За спиной топот ног. Псы монстра по моему следу бросились. Правда, всё это мельком отмечал, краем сознания. Бежать решил только в одном направлении. На плане, который девочка моя чертила, пруд указан был, к нему и рванул. Пару раз останавливался, чтобы услышать, если ещё закричит, но вокруг тишина зловещая, разрушаемая только воплями охранников, бежавших сзади и собственным дыханием, со свистом вырывающееся из груди. И снова вперёд рывками, петляя между деревьями, пока на берег не выскочил. Выскочил и застыл на доли секунды, увидев, как барахтается кто-то в воде. Это потом я буду пытаться осознать произошедшее. Потом буду слушать версии монстра и её приспешников. Потом в голове застывшим кадром будут всплывать воспоминания об остолбеневшей на узком деревянном помосте тщедушной фигуре паренька, бросившегося бежать, как только меня увидел. Но я всё это вспомню после, в своей клетке. А в тот момент мозг вообще отключился. Не задумываясь, на помост взлетел и в воду прыгнул. Не знаю, как не утонул, я никогда до этого момента не то, что плавать не умел, водоёмов не видел. А тогда прижал её к себе и к берегу двинулся. Она голову назад откинула и глаза закрыла, а у меня всё от страха дичайшего внутри сжалось. Ногами гребу, а сам пытаюсь её сердцебиение вычленить из какофонии звуков, резко взорвавших пространство вокруг.
Уже возле берега почти осознание словно лопатой по голове – я же плавать не умею. Как только подумал об этом, едва ко дну оба не пошли, тут же ногу начало судорогой сводить. Потом профессор скажет, что я на чистом адреналине тогда вытянул за собой из воды Ассоль.
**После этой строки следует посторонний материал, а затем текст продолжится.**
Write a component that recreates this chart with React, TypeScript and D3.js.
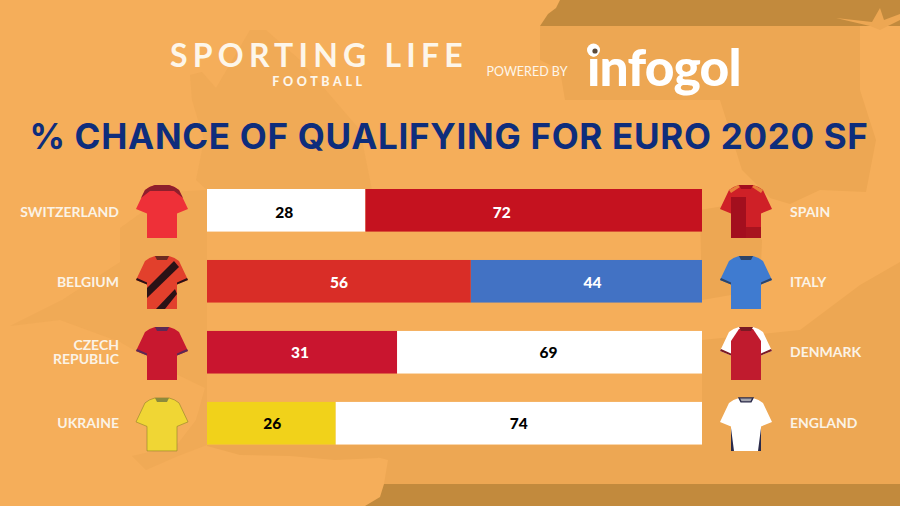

Она будет долго и внимательно изучать моё тело, впервые с интересом глядя мне в глаза. Словно на что-то, достойное её внимания.
Не знаю, какая дьявольская сила тогда оберегала нас от объятий смерти. Только едва не обезумел, пока свою девочку на песке укладывал. Волосы откидываю с побледневшего лица, а у самого руки трясутся. На губы её, посиневшие смотреть не могу.
Трясу за плечи и громким шёпотом, переходящим в крик:
- Ассоль…Ассоль…маленькая.
Она бездыханным телом, куклой тряпичной передо мной лежит. Ухо к груди её приложил и заорал, не услышав стука. У самого в ту же секунду сердце остановилось. Я чётко этот момент ощутил.
-Очнись!
Голову её поднимаю, стискивая зубы, на обращая внимания на боль в ноге. Тщетно. И в голове словно часы тикают. Каждое мгновение отсчитывают. И чем их больше, тем дальше тварь костлявая с закрытым чёрным капюшоном лицом её утягивает.
Это был мой первый раз. Ещё один первый раз с ней. Когда я понял, что потерять могу. Насовсем потерять. Без надежды увидеть её хотя бы раз. Услышать хотя бы издали её голос, пусть даже и обращённый не ко мне. Вот чего, оказалось, я боялся больше всего на свете – вдруг узнать, что её нет. Моей девочки больше нет под тем небом, под которым всё ещё был я. Это вдруг оказалось страшнее, чем позволить ей навсегда уйти, исчезнуть из своего мира в другой, в котором меня не будет.